** start **

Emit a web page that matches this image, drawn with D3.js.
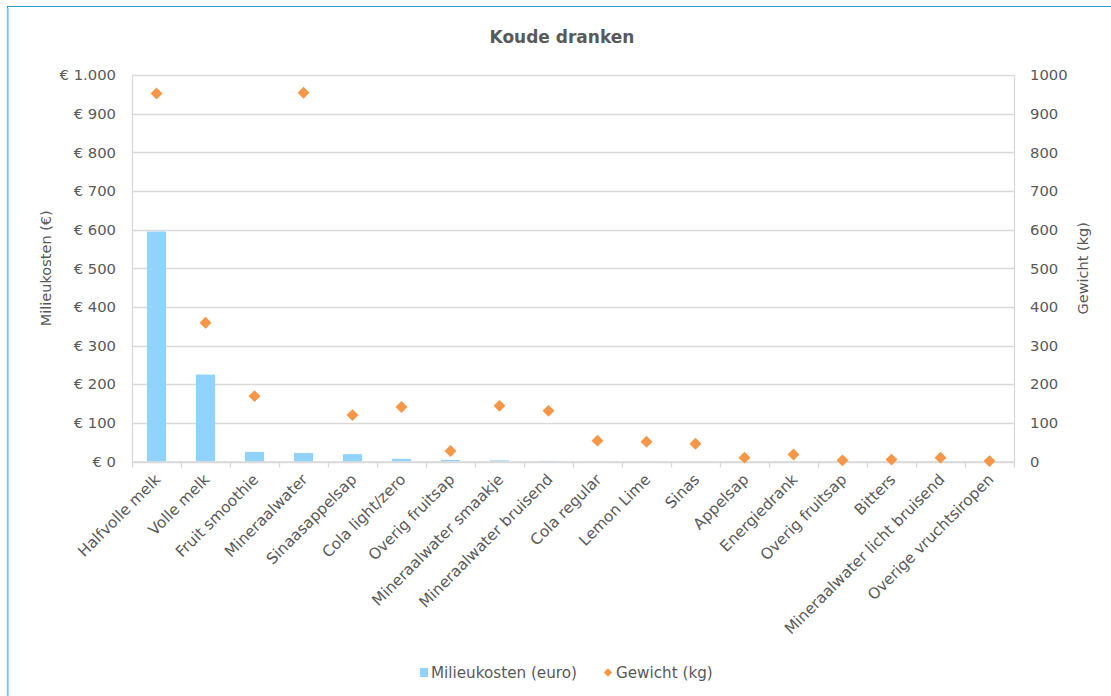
<!DOCTYPE html>
<html>
<head>
<meta charset="utf-8">
<script src="https://cdn.jsdelivr.net/npm/d3@7"></script>
<style>
  html, body { margin: 0; padding: 0; background: #fff; }
  svg { display: block; font-family: "DejaVu Sans", Verdana, sans-serif; }
</style>
</head>
<body>
<svg id="chart" width="1111" height="696"></svg>
<script>
// Koude dranken: milieukosten (bars, left axis) and gewicht (diamonds, right axis)
const categories = [
  "Halfvolle melk", "Volle melk", "Fruit smoothie", "Mineraalwater",
  "Sinaasappelsap", "Cola light/zero", "Overig fruitsap", "Mineraalwater smaakje",
  "Mineraalwater bruisend", "Cola regular", "Lemon Lime", "Sinas", "Appelsap",
  "Energiedrank", "Overig fruitsap", "Bitters", "Mineraalwater licht bruisend",
  "Overige vruchtsiropen"
];
const milieukosten = [595, 225, 25, 22, 19, 7, 4, 3, 1.5, 0.5, 0.5, 0.3, 0.3, 0.3, 0.2, 0.2, 0.2, 0.1];
const gewicht = [952, 359, 169, 954, 120, 141, 27, 144, 131, 54, 51, 46, 10, 18, 3, 5, 10, 1];
const leftTicks = [0, 100, 200, 300, 400, 500, 600, 700, 800, 900, 1000];
const rightTicks = [0, 100, 200, 300, 400, 500, 600, 700, 800, 900, 1000];

const textColor = "#595959";
const gridColor = "#d9d9d9";
const barColor = "#8fd3fe";
const diamondColor = "#f79646";

const svg = d3.select("#chart");

// outer frame of the chart area
svg.append("path")
  .attr("d", "M7.5,700 L7.5,6.5 L1120,6.5")
  .attr("fill", "none").attr("stroke", "#2f9ad0").attr("stroke-width", 1.2);
svg.append("line")
  .attr("x1", 7.8).attr("x2", 7.8).attr("y1", 8).attr("y2", 700)
  .attr("stroke", "#6cc6ec").attr("stroke-width", 1.6);

const plot = { left: 132, right: 1014, top: 75, bottom: 461.5 };

const x = d3.scaleBand()
  .domain(d3.range(categories.length))
  .range([plot.left, plot.right])
  .paddingInner(0.61).paddingOuter(0.305);
const xBand = d3.scaleBand()
  .domain(d3.range(categories.length))
  .range([plot.left, plot.right]);

const yLeft = d3.scaleLinear().domain([0, 1000]).range([plot.bottom, plot.top]);
const yRight = d3.scaleLinear().domain([0, 1000]).range([plot.bottom, plot.top]);

const nl = d3.formatLocale({ decimal: ",", thousands: ".", grouping: [3], currency: ["€ ", ""] });
const euro = nl.format("$,.0f");

// horizontal gridlines
svg.append("g")
  .selectAll("line")
  .data(leftTicks)
  .join("line")
  .attr("x1", plot.left).attr("x2", plot.right)
  .attr("y1", d => Math.round(yLeft(d)) + 0.5)
  .attr("y2", d => Math.round(yLeft(d)) + 0.5)
  .attr("stroke", gridColor).attr("stroke-width", 1.3);

// left axis
const gLeft = svg.append("g")
  .attr("transform", `translate(${plot.left},0)`)
  .call(d3.axisLeft(yLeft).tickValues(leftTicks).tickFormat(euro).tickSize(0).tickPadding(16));
gLeft.select(".domain").attr("stroke", gridColor).attr("stroke-width", 1.3);
gLeft.selectAll("text").attr("fill", textColor).style("font-size", "14.8px")
  .style("font-family", "DejaVu Sans, Verdana, sans-serif");

// right axis
const gRight = svg.append("g")
  .attr("transform", `translate(${plot.right},0)`)
  .call(d3.axisRight(yRight).tickValues(rightTicks).tickFormat(d3.format("d")).tickSize(0).tickPadding(16));
gRight.select(".domain").attr("stroke", gridColor).attr("stroke-width", 1.3);
gRight.selectAll("text").attr("fill", textColor).style("font-size", "14.8px")
  .style("font-family", "DejaVu Sans, Verdana, sans-serif");

// bars
svg.append("g")
  .selectAll("rect")
  .data(milieukosten)
  .join("rect")
  .attr("x", (d, i) => x(i))
  .attr("width", x.bandwidth())
  .attr("y", d => yLeft(d))
  .attr("height", d => plot.bottom - yLeft(d))
  .attr("fill", barColor);

// bottom axis with category labels
const gBottom = svg.append("g")
  .attr("transform", `translate(0,${plot.bottom})`);
gBottom.append("line")
  .attr("x1", plot.left).attr("x2", plot.right).attr("y1", 0.5).attr("y2", 0.5)
  .attr("stroke", gridColor).attr("stroke-width", 1.3);
gBottom.selectAll("line.tick")
  .data(d3.range(categories.length + 1))
  .join("line")
  .attr("class", "tick")
  .attr("x1", i => Math.round(plot.left + i * xBand.step()) + 0.5)
  .attr("x2", i => Math.round(plot.left + i * xBand.step()) + 0.5)
  .attr("y1", 0).attr("y2", 6)
  .attr("stroke", gridColor).attr("stroke-width", 1.3);
gBottom.selectAll("text")
  .data(categories)
  .join("text")
  .attr("transform", (d, i) => `translate(${xBand(i) + xBand.bandwidth() / 2 + 5},${19}) rotate(-45)`)
  .attr("text-anchor", "end")
  .attr("fill", textColor)
  .style("font-size", "15.3px")
  .text(d => d);

// diamonds
const diamond = d3.symbol().type(d3.symbolDiamond2).size(90);
svg.append("g")
  .selectAll("path")
  .data(gewicht)
  .join("path")
  .attr("d", diamond)
  .attr("transform", (d, i) => `translate(${xBand(i) + xBand.bandwidth() / 2},${yRight(d)})`)
  .attr("fill", diamondColor);

// title
svg.append("text")
  .attr("x", 562).attr("y", 43)
  .attr("text-anchor", "middle")
  .attr("fill", textColor)
  .style("font-size", "17px").style("font-weight", "bold")
  .text("Koude dranken");

// axis titles
svg.append("text")
  .attr("transform", `translate(51,${(plot.top + plot.bottom) / 2}) rotate(-90)`)
  .attr("text-anchor", "middle")
  .attr("fill", textColor)
  .style("font-size", "14.5px")
  .text("Milieukosten (€)");
svg.append("text")
  .attr("transform", `translate(1088,${(plot.top + plot.bottom) / 2}) rotate(-90)`)
  .attr("text-anchor", "middle")
  .attr("fill", textColor)
  .style("font-size", "14.5px")
  .text("Gewicht (kg)");

// legend
const legend = svg.append("g");
legend.append("rect")
  .attr("x", 420).attr("y", 668).attr("width", 8).attr("height", 9)
  .attr("fill", barColor);
legend.append("text")
  .attr("x", 431).attr("y", 678)
  .attr("fill", textColor).style("font-size", "15.2px")
  .text("Milieukosten (euro)");
legend.append("path")
  .attr("d", d3.symbol().type(d3.symbolDiamond2).size(45))
  .attr("transform", "translate(608,672.5)")
  .attr("fill", diamondColor);
legend.append("text")
  .attr("x", 616).attr("y", 678)
  .attr("fill", textColor).style("font-size", "15.2px")
  .text("Gewicht (kg)");
</script>
</body>
</html>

** end **

Stated problem:
Reproduce the material above in full and without alteration, but skip all pictures.

Solution for this task:
Emit a web page that matches this image, drawn with D3.js.
<!DOCTYPE html>
<html>
<head>
<meta charset="utf-8">
<script src="https://cdn.jsdelivr.net/npm/d3@7"></script>
<style>
  html, body { margin: 0; padding: 0; background: #fff; }
  svg { display: block; font-family: "DejaVu Sans", Verdana, sans-serif; }
</style>
</head>
<body>
<svg id="chart" width="1111" height="696"></svg>
<script>
// Koude dranken: milieukosten (bars, left axis) and gewicht (diamonds, right axis)
const categories = [
  "Halfvolle melk", "Volle melk", "Fruit smoothie", "Mineraalwater",
  "Sinaasappelsap", "Cola light/zero", "Overig fruitsap", "Mineraalwater smaakje",
  "Mineraalwater bruisend", "Cola regular", "Lemon Lime", "Sinas", "Appelsap",
  "Energiedrank", "Overig fruitsap", "Bitters", "Mineraalwater licht bruisend",
  "Overige vruchtsiropen"
];
const milieukosten = [595, 225, 25, 22, 19, 7, 4, 3, 1.5, 0.5, 0.5, 0.3, 0.3, 0.3, 0.2, 0.2, 0.2, 0.1];
const gewicht = [952, 359, 169, 954, 120, 141, 27, 144, 131, 54, 51, 46, 10, 18, 3, 5, 10, 1];
const leftTicks = [0, 100, 200, 300, 400, 500, 600, 700, 800, 900, 1000];
const rightTicks = [0, 100, 200, 300, 400, 500, 600, 700, 800, 900, 1000];

const textColor = "#595959";
const gridColor = "#d9d9d9";
const barColor = "#8fd3fe";
const diamondColor = "#f79646";

const svg = d3.select("#chart");

// outer frame of the chart area
svg.append("path")
  .attr("d", "M7.5,700 L7.5,6.5 L1120,6.5")
  .attr("fill", "none").attr("stroke", "#2f9ad0").attr("stroke-width", 1.2);
svg.append("line")
  .attr("x1", 7.8).attr("x2", 7.8).attr("y1", 8).attr("y2", 700)
  .attr("stroke", "#6cc6ec").attr("stroke-width", 1.6);

const plot = { left: 132, right: 1014, top: 75, bottom: 461.5 };

const x = d3.scaleBand()
  .domain(d3.range(categories.length))
  .range([plot.left, plot.right])
  .paddingInner(0.61).paddingOuter(0.305);
const xBand = d3.scaleBand()
  .domain(d3.range(categories.length))
  .range([plot.left, plot.right]);

const yLeft = d3.scaleLinear().domain([0, 1000]).range([plot.bottom, plot.top]);
const yRight = d3.scaleLinear().domain([0, 1000]).range([plot.bottom, plot.top]);

const nl = d3.formatLocale({ decimal: ",", thousands: ".", grouping: [3], currency: ["€ ", ""] });
const euro = nl.format("$,.0f");

// horizontal gridlines
svg.append("g")
  .selectAll("line")
  .data(leftTicks)
  .join("line")
  .attr("x1", plot.left).attr("x2", plot.right)
  .attr("y1", d => Math.round(yLeft(d)) + 0.5)
  .attr("y2", d => Math.round(yLeft(d)) + 0.5)
  .attr("stroke", gridColor).attr("stroke-width", 1.3);

// left axis
const gLeft = svg.append("g")
  .attr("transform", `translate(${plot.left},0)`)
  .call(d3.axisLeft(yLeft).tickValues(leftTicks).tickFormat(euro).tickSize(0).tickPadding(16));
gLeft.select(".domain").attr("stroke", gridColor).attr("stroke-width", 1.3);
gLeft.selectAll("text").attr("fill", textColor).style("font-size", "14.8px")
  .style("font-family", "DejaVu Sans, Verdana, sans-serif");

// right axis
const gRight = svg.append("g")
  .attr("transform", `translate(${plot.right},0)`)
  .call(d3.axisRight(yRight).tickValues(rightTicks).tickFormat(d3.format("d")).tickSize(0).tickPadding(16));
gRight.select(".domain").attr("stroke", gridColor).attr("stroke-width", 1.3);
gRight.selectAll("text").attr("fill", textColor).style("font-size", "14.8px")
  .style("font-family", "DejaVu Sans, Verdana, sans-serif");

// bars
svg.append("g")
  .selectAll("rect")
  .data(milieukosten)
  .join("rect")
  .attr("x", (d, i) => x(i))
  .attr("width", x.bandwidth())
  .attr("y", d => yLeft(d))
  .attr("height", d => plot.bottom - yLeft(d))
  .attr("fill", barColor);

// bottom axis with category labels
const gBottom = svg.append("g")
  .attr("transform", `translate(0,${plot.bottom})`);
gBottom.append("line")
  .attr("x1", plot.left).attr("x2", plot.right).attr("y1", 0.5).attr("y2", 0.5)
  .attr("stroke", gridColor).attr("stroke-width", 1.3);
gBottom.selectAll("line.tick")
  .data(d3.range(categories.length + 1))
  .join("line")
  .attr("class", "tick")
  .attr("x1", i => Math.round(plot.left + i * xBand.step()) + 0.5)
  .attr("x2", i => Math.round(plot.left + i * xBand.step()) + 0.5)
  .attr("y1", 0).attr("y2", 6)
  .attr("stroke", gridColor).attr("stroke-width", 1.3);
gBottom.selectAll("text")
  .data(categories)
  .join("text")
  .attr("transform", (d, i) => `translate(${xBand(i) + xBand.bandwidth() / 2 + 5},${19}) rotate(-45)`)
  .attr("text-anchor", "end")
  .attr("fill", textColor)
  .style("font-size", "15.3px")
  .text(d => d);

// diamonds
const diamond = d3.symbol().type(d3.symbolDiamond2).size(90);
svg.append("g")
  .selectAll("path")
  .data(gewicht)
  .join("path")
  .attr("d", diamond)
  .attr("transform", (d, i) => `translate(${xBand(i) + xBand.bandwidth() / 2},${yRight(d)})`)
  .attr("fill", diamondColor);

// title
svg.append("text")
  .attr("x", 562).attr("y", 43)
  .attr("text-anchor", "middle")
  .attr("fill", textColor)
  .style("font-size", "17px").style("font-weight", "bold")
  .text("Koude dranken");

// axis titles
svg.append("text")
  .attr("transform", `translate(51,${(plot.top + plot.bottom) / 2}) rotate(-90)`)
  .attr("text-anchor", "middle")
  .attr("fill", textColor)
  .style("font-size", "14.5px")
  .text("Milieukosten (€)");
svg.append("text")
  .attr("transform", `translate(1088,${(plot.top + plot.bottom) / 2}) rotate(-90)`)
  .attr("text-anchor", "middle")
  .attr("fill", textColor)
  .style("font-size", "14.5px")
  .text("Gewicht (kg)");

// legend
const legend = svg.append("g");
legend.append("rect")
  .attr("x", 420).attr("y", 668).attr("width", 8).attr("height", 9)
  .attr("fill", barColor);
legend.append("text")
  .attr("x", 431).attr("y", 678)
  .attr("fill", textColor).style("font-size", "15.2px")
  .text("Milieukosten (euro)");
legend.append("path")
  .attr("d", d3.symbol().type(d3.symbolDiamond2).size(45))
  .attr("transform", "translate(608,672.5)")
  .attr("fill", diamondColor);
legend.append("text")
  .attr("x", 616).attr("y", 678)
  .attr("fill", textColor).style("font-size", "15.2px")
  .text("Gewicht (kg)");
</script>
</body>
</html>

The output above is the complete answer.